News, reviews and videos of my favourite games – I salute you!

A beautifully made game that puts you in the shoes of someone with Aspergers syndrome to help change the public perception of autism and enlighten people’s understanding through the medium of a video game. And what a great game it is to play!

I can’t say I have played a game quite like this, the premise is simple, you have to complete a daily routine of tasks however it certainly isn’t as simple as it sounds. Completing a checklist that includes getting food, optionally buy a game and make sure you are home by a certain time. You move left to right walking the mean streets and interacting with many people, this is where the game really puts the emphasis on the difficulties people with Aspergers have in everyday social situations. You are given a number of options from looking at the person, to typing in responses to get the best outcome based on the situation and current emotion levels, specifically; stress, courage, happiness and uneasiness. The lower the emotions the less options you have in conversations and this makes for a great game mechanic as it challenges you to decide whether certain situations are worth doing based on how you feel. The little driving mini-game at the beginning was also a nice touch and I’m sure there were other mini games to play, unfortunately I didn’t make it all the way to the end.
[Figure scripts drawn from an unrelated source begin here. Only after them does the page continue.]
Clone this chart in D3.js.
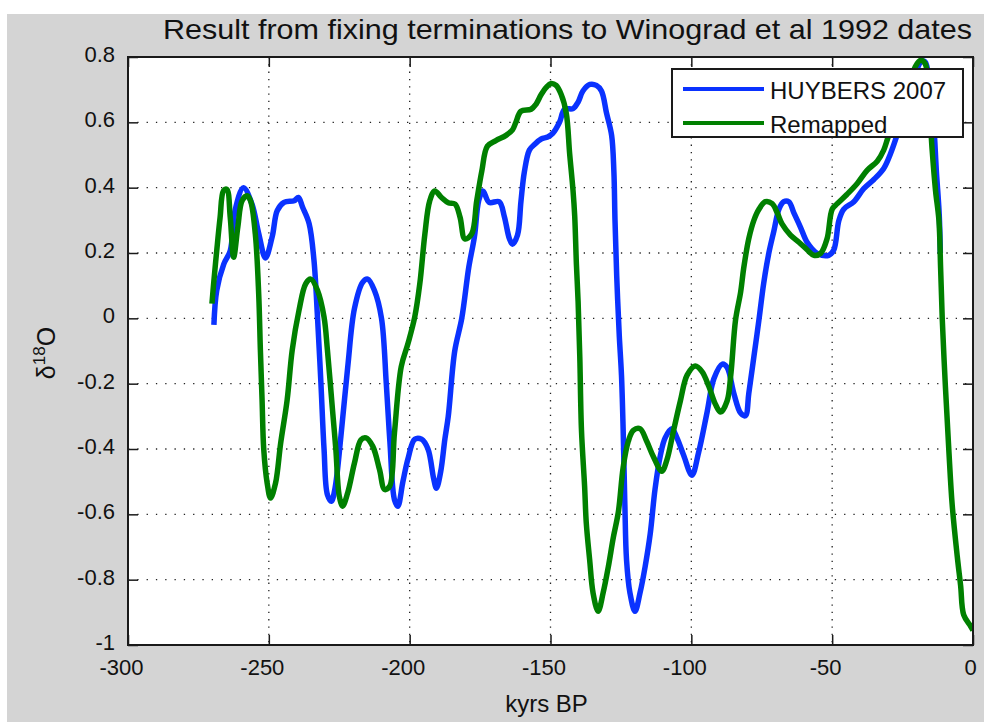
<!DOCTYPE html>
<html>
<head>
<meta charset="utf-8">
<script src="https://d3js.org/d3.v7.min.js"></script>
<style>
  body { margin: 0; background: #fff; }
  svg { display: block; font-family: "Liberation Sans", Arial, sans-serif; }
</style>
</head>
<body>
<div id="chart"></div>
<script>
// chart text
var titleText = "Result from fixing terminations to Winograd et al 1992 dates";
var xLabel = "kyrs BP";
var seriesNames = ["HUYBERS 2007", "Remapped"];

// tick values
var xTicks = [-300, -250, -200, -150, -100, -50, 0];
var yTicks = [-1, -0.8, -0.6, -0.4, -0.2, 0, 0.2, 0.4, 0.6, 0.8];

// HUYBERS 2007 (blue)
var huybersYears = [-269.5, -268.5, -266, -263.7, -262, -259, -256, -253.6, -251.2, -248.8, -247, -244.6, -241, -239.5,
  -238, -235.7, -234, -232.7, -231.5, -230.4, -229.2, -227.8, -226.5, -224.4, -222, -219.6, -216.7, -214.9, -212.5,
  -210, -208.3, -207, -205.4, -204.2, -202.4, -200.6, -198.2, -195.8, -193.5, -191.5, -190.5, -189, -187.5, -186.3,
  -184, -181.5, -179, -177, -175.5, -174, -171.8, -168.2, -166.4, -164.6, -163.5, -161.7, -160.5, -159.3, -157.5,
  -155.7, -153.3, -151, -149.2, -146.8, -145, -142, -140.2, -138.5, -136, -133.7, -131.9, -130.1, -128.3, -127.5,
  -127.1, -126.5, -125.6, -124.8, -124.2, -123.6, -123, -121.8, -120, -118.2, -116.4, -114.6, -112.9, -111, -109.3,
  -106.9, -105.1, -102.7, -99.8, -97.4, -94.4, -92, -89, -87.3, -84.9, -82.5, -80.8, -79.6, -77.8, -76, -74.3, -72.5,
  -70.7, -68.9, -67.2, -65.4, -63.6, -61.2, -58.9, -55.3, -51.2, -49.4, -47.6, -45.9, -42.3, -38.8, -35.2, -31.7,
  -29.3, -27, -24, -21, -18.5, -17, -15.5, -14, -13, -12, -11.6];
var huybersD18O = [-0.02, 0.085, 0.166, 0.207, 0.33, 0.40, 0.35, 0.26, 0.185, 0.25, 0.33, 0.355, 0.36, 0.37,
  0.34, 0.29, 0.18, 0.0, -0.2, -0.4, -0.54, -0.56, -0.52, -0.36, -0.15, 0.03, 0.11, 0.12, 0.085,
  0.0, -0.2, -0.38, -0.555, -0.575, -0.5, -0.43, -0.37, -0.37, -0.40, -0.49, -0.52, -0.47, -0.37, -0.30,
  -0.10, 0.0, 0.157, 0.25, 0.36, 0.39, 0.355, 0.357, 0.312, 0.244, 0.227, 0.255, 0.357, 0.447, 0.515,
  0.532, 0.549, 0.555, 0.566, 0.6, 0.64, 0.642, 0.662, 0.696, 0.716, 0.713, 0.696, 0.628, 0.56, 0.45,
  0.3, 0.131, -0.05, -0.174, -0.343, -0.57, -0.74, -0.84, -0.897, -0.84, -0.76, -0.66, -0.524, -0.42, -0.366,
  -0.338, -0.366, -0.42, -0.48, -0.41, -0.287, -0.185, -0.14, -0.15, -0.23, -0.29, -0.298, -0.23, -0.118, -0.005, 0.108, 0.199,
  0.267, 0.334, 0.357, 0.357, 0.323, 0.278, 0.233, 0.199, 0.193, 0.21, 0.3, 0.334, 0.357, 0.397, 0.425, 0.459,
  0.504, 0.56, 0.64, 0.73, 0.785, 0.785, 0.72, 0.60, 0.45, 0.32, 0.2];

// Remapped (green)
var remapYears = [-270.2, -269.6, -268.5, -267.3, -266.1, -264.9, -263.7, -262.5, -261, -259.5, -257.7, -256.5, -254.8,
  -253.6, -253, -252.4, -251.8, -250.6, -249.4, -247.6, -245.8, -243.5, -241.7, -239.3, -236.9, -235.1, -232.7,
  -230.4, -229.2, -227.4, -226.2, -225, -223.8, -222, -219.6, -217.3, -215.5, -213.1, -210.7, -208.9, -207.1,
  -205.4, -203, -200.6, -198.2, -196.4, -194.6, -192.9, -191.1, -188.7, -186.3, -183.9, -182.1, -180.4, -178,
  -176.2, -174.4, -172.4, -169.4, -165.8, -163.5, -162.3, -160.5, -156.9, -155.1, -153.3, -151.5, -149.8, -148,
  -146.2, -144.4, -143.2, -142, -141.4, -140.8, -140.2, -139.6, -139, -137.9, -137.3, -136.1, -134.9, -133.1,
  -131.3, -129.5, -127.7, -125.9, -124.2, -122.4, -120.6, -118.2, -115.8, -113.5, -110.5, -108.7, -106.3, -103.9,
  -101.5, -98.6, -96.2, -93.8, -91.4, -89.6, -87.3, -86, -84.3, -82.5, -81.4, -79.6, -77.8, -76, -73.7, -71.3,
  -69.5, -67.8, -64.8, -61.8, -58.9, -56.5, -54.1, -51.8, -50, -48.2, -44.7, -41.1, -37.6, -34, -31.7, -29.9,
  -26, -23, -20.5, -18.6, -17, -15.5, -14.5, -13.3, -12.1, -11.5, -10.9, -9.8, -8.6, -7.4, -5.6, -4.4, -3.3, -0.9, 0];
var remapD18O = [0.045, 0.106, 0.207, 0.309, 0.39, 0.395, 0.309, 0.187, 0.28, 0.36, 0.375, 0.36, 0.258,
  0.075, -0.097, -0.25, -0.402, -0.504, -0.55, -0.504, -0.382, -0.25, -0.097, 0.024, 0.106, 0.12, 0.085,
  0.004, -0.097, -0.28, -0.402, -0.544, -0.575, -0.534, -0.443, -0.372, -0.366, -0.392, -0.463, -0.524, -0.514,
  -0.351, -0.148, -0.077, 0.004, 0.106, 0.258, 0.359, 0.39, 0.37, 0.354, 0.35, 0.309, 0.243, 0.258,
  0.359, 0.45, 0.527, 0.544, 0.56, 0.577, 0.6, 0.634, 0.64, 0.656, 0.685, 0.707, 0.719, 0.713,
  0.685, 0.628, 0.504, 0.391, 0.312, 0.165, 0.052, -0.118, -0.343, -0.513, -0.626, -0.739, -0.84, -0.897,
  -0.84, -0.762, -0.671, -0.592, -0.456, -0.377, -0.343, -0.338, -0.377, -0.423, -0.468, -0.434, -0.343, -0.253,
  -0.174, -0.146, -0.163, -0.208, -0.264, -0.287, -0.253, -0.174, -0.005, 0.08, 0.154, 0.244, 0.3, 0.334, 0.357, 0.351,
  0.323, 0.289, 0.255, 0.233, 0.21, 0.193, 0.199, 0.244, 0.334, 0.351, 0.38, 0.413, 0.453, 0.481, 0.515, 0.56,
  0.63, 0.70, 0.77, 0.79, 0.78, 0.65, 0.515, 0.391, 0.3, 0.154, -0.005, -0.208, -0.4, -0.57, -0.728, -0.818, -0.908, -0.942, -0.955];

var W = 984, H = 722;
var margin = { top: 57, right: 11, bottom: 77, left: 128 },
    width = W - margin.left - margin.right,
    height = H - margin.top - margin.bottom;

var svg = d3.select("#chart").append("svg")
    .attr("width", W)
    .attr("height", H);

// figure background
svg.append("rect").attr("width", W).attr("height", H).attr("fill", "#ffffff");
svg.append("rect").attr("x", 7).attr("y", 14).attr("width", W - 7).attr("height", H - 14).attr("fill", "#d4d4d4");

var g = svg.append("g").attr("transform", `translate(${margin.left},${margin.top})`);

var x = d3.scaleLinear().domain([-300, 0]).range([0, width]);
var y = d3.scaleLinear().domain([-1, 0.8]).range([height, 0]);

g.append("rect").attr("width", width).attr("height", height).attr("fill", "#fff");

// dotted grid
g.append("g").selectAll("line").data(xTicks.slice(1, -1)).enter().append("line")
    .attr("x1", d => x(d)).attr("x2", d => x(d)).attr("y1", 0).attr("y2", height)
    .attr("stroke", "#222").attr("stroke-width", 1.3).attr("stroke-dasharray", "1.3,6");
g.append("g").selectAll("line").data(yTicks.slice(1, -1)).enter().append("line")
    .attr("y1", d => y(d)).attr("y2", d => y(d)).attr("x1", 0).attr("x2", width)
    .attr("stroke", "#222").attr("stroke-width", 1.3).attr("stroke-dasharray", "1.3,8");

g.append("defs").append("clipPath").attr("id", "clip")
    .append("rect").attr("x", 0).attr("y", -3).attr("width", width).attr("height", height + 3);

var line = d3.line()
    .x(d => x(d[0]))
    .y(d => y(d[1]))
    .curve(d3.curveCatmullRom.alpha(0.5));

var huybers = huybersYears.map((d, i) => [d, huybersD18O[i]]);
var remap = remapYears.map((d, i) => [d, remapD18O[i]]);
var colors = ["#0a32ff", "#008000"];

var lines = g.append("g").attr("clip-path", "url(#clip)");
lines.append("path").datum(huybers)
    .attr("fill", "none").attr("stroke", colors[0]).attr("stroke-width", 5.5)
    .attr("stroke-linejoin", "round").attr("d", line);
lines.append("path").datum(remap)
    .attr("fill", "none").attr("stroke", colors[1]).attr("stroke-width", 5.5)
    .attr("stroke-linejoin", "round").attr("d", line);

// axes: ticks inward on all four sides, box round the plot
var tickLen = 10;
var fmt = d => String(+d.toFixed(1));   // plain hyphen minus, like the reference
var xAxisB = g.append("g").attr("transform", `translate(0,${height})`)
    .call(d3.axisBottom(x).tickValues(xTicks).tickSize(-tickLen).tickPadding(26).tickFormat(fmt));
var xAxisT = g.append("g")
    .call(d3.axisTop(x).tickValues(xTicks).tickSize(-tickLen).tickFormat(""));
var yAxisL = g.append("g")
    .call(d3.axisLeft(y).tickValues(yTicks).tickSize(-tickLen).tickPadding(13).tickFormat(fmt));
var yAxisR = g.append("g").attr("transform", `translate(${width},0)`)
    .call(d3.axisRight(y).tickValues(yTicks).tickSize(-tickLen).tickFormat(""));

[xAxisB, xAxisT, yAxisL, yAxisR].forEach(function (a) {
    a.select(".domain").remove();
    a.selectAll(".tick line").attr("stroke", "#1a1a1a").attr("stroke-width", 1.5);
    a.selectAll("text").attr("fill", "#111").style("font-size", "22px")
        .style("font-family", "'Liberation Sans', Arial, sans-serif");
});
// minus-signed labels sit a little left of their tick
xAxisB.selectAll(".tick text").attr("dx", d => d < 0 ? -7 : -3).attr("dy", "0.2em");
yAxisL.selectAll(".tick text").attr("dy", "0.2em");

g.append("rect").attr("width", width).attr("height", height)
    .attr("fill", "none").attr("stroke", "#1a1a1a").attr("stroke-width", 2);

// title
svg.append("text")
    .attr("x", 163).attr("y", 39)
    .attr("textLength", 809).attr("lengthAdjust", "spacingAndGlyphs")
    .style("font-size", "28px").attr("fill", "#111")
    .text(titleText);

// axis labels
svg.append("text")
    .attr("x", margin.left + width / 2 - 4).attr("y", 712)
    .attr("text-anchor", "middle").style("font-size", "24px").attr("fill", "#111")
    .text(xLabel);

var yl = svg.append("text")
    .attr("transform", "translate(55,353) rotate(-90)")
    .attr("text-anchor", "middle").style("font-size", "25px").attr("fill", "#111");
yl.append("tspan").text("δ");
yl.append("tspan").attr("dy", -10).style("font-size", "17px").text("18");
yl.append("tspan").attr("dy", 10).text("O");

// legend
var legend = svg.append("g").attr("transform", "translate(672,69)");
legend.append("rect").attr("width", 291).attr("height", 68)
    .attr("fill", "#fff").attr("stroke", "#1a1a1a").attr("stroke-width", 2);
var items = legend.selectAll(".item").data(seriesNames).enter().append("g")
    .attr("transform", (d, i) => `translate(0,${20 + i * 34})`);
items.append("line").attr("x1", 11).attr("x2", 92)
    .attr("stroke", (d, i) => colors[i]).attr("stroke-width", 4);
items.append("text").attr("x", 98).attr("y", 10)
    .style("font-size", "24px").attr("fill", "#111").text(d => d);
</script>
</body>
</html>
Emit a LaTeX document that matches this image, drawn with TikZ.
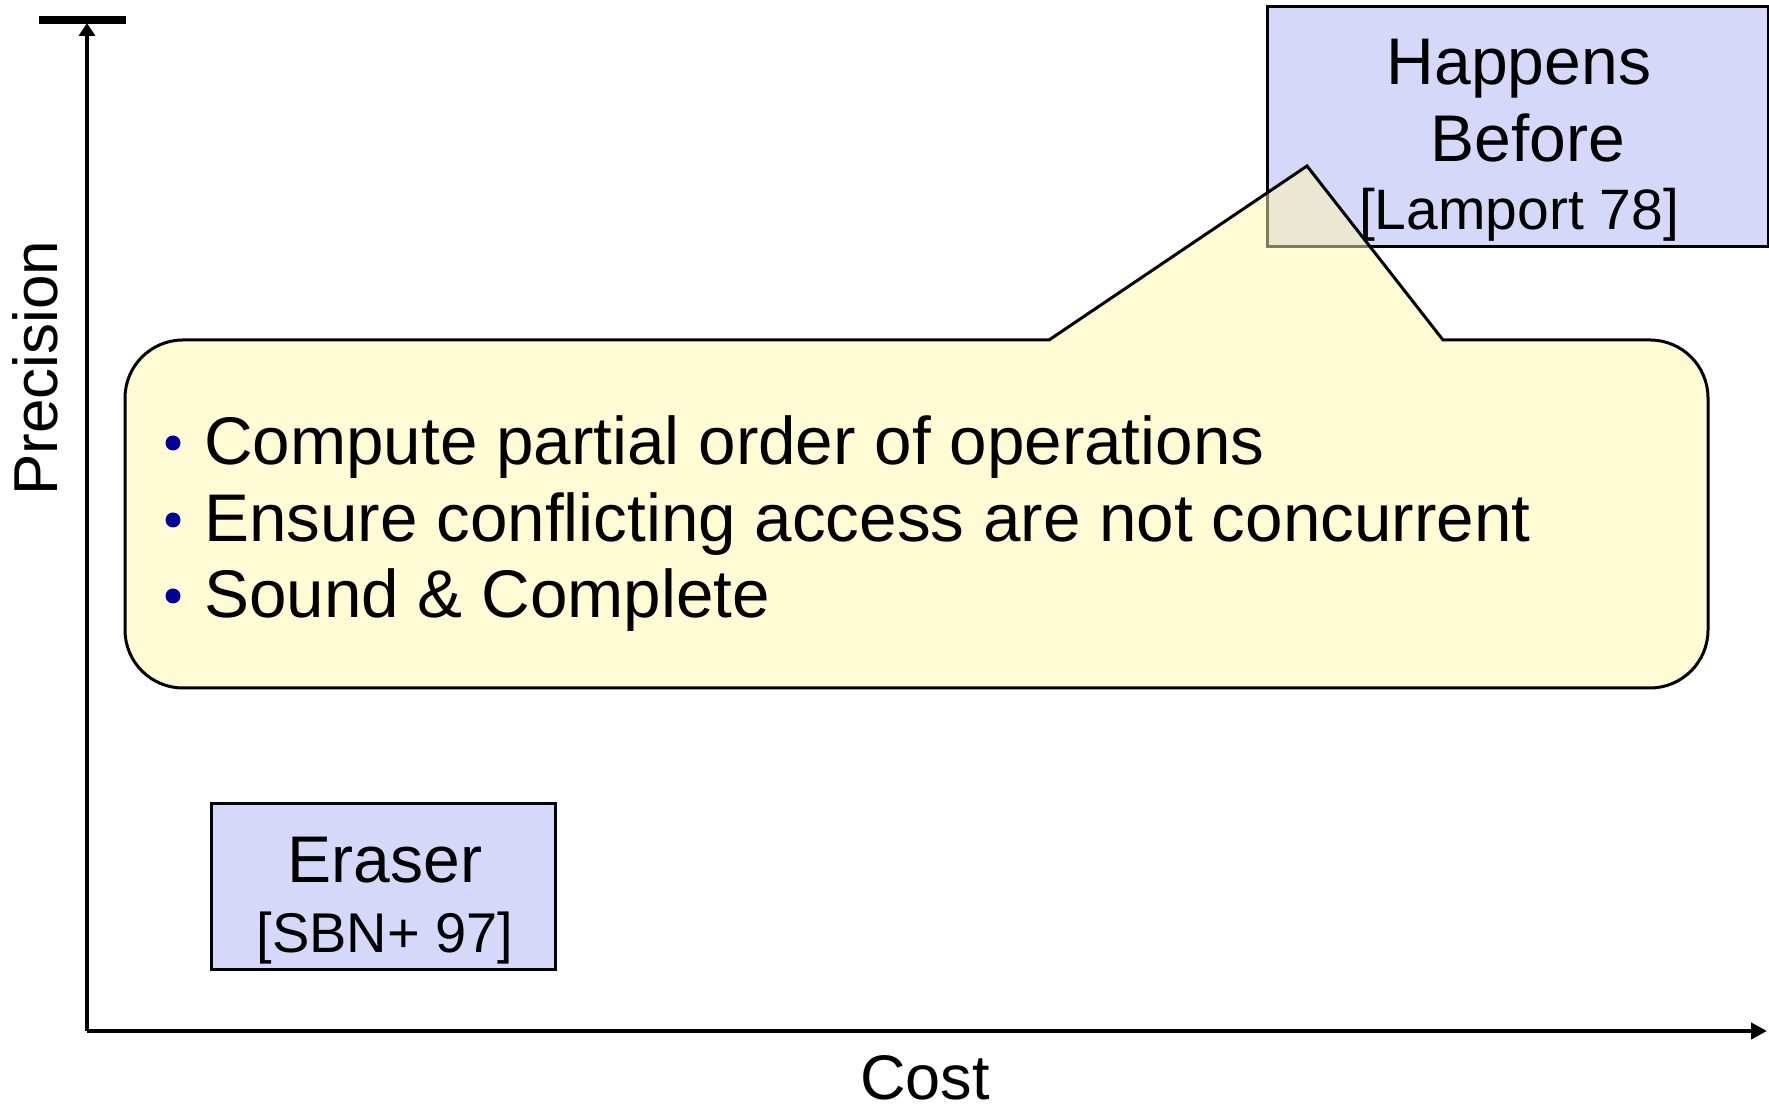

The audio and soundtrack is extremely well suited to the gameplay and fits in well with the lovely art style but what the developer has done so well are the sounds that are created for the confusing noises such as police car sirens and going up the elevator perceived by an ‘Aspie’. As the game states all of the sounds are intentional and definitely does well to evoke empathy from the player. The art style as previously mentioned is lovely and retro, from the intro cut-scene of the town from above, to the mini–game car explosions An Aspie Life has a beautiful charm about it. Whilst it being set in what looks to be quite a rough area of a large city, the colour scheme does really well to create that sense of anxiety and stress, which people with Aspergers have to deal with regularly.

Annoyingly for me the game crashed before I could get much further than 10:00 on the first day, however I intend to play it again and hopefully get to the end as there is a story arch in this game and I want to know more about the relationship of the player and Brad ‘who had to leave’. I’m not surprised this game has won awards as it is  a great teaching and learning experience through fun game mechanics that deserves so much praise. I implore anyone out there to try this game out over on Gamejolt (and also try and beat my 10000+ score on the Drive mini-game). I would argue that the takeaway from the game is far more important than the playthrough itself, learning one thing about yourself and your perceptions or autism in general is what makes this game stand out above the rest and I look forward to seeing other games take note of An Aspie Life.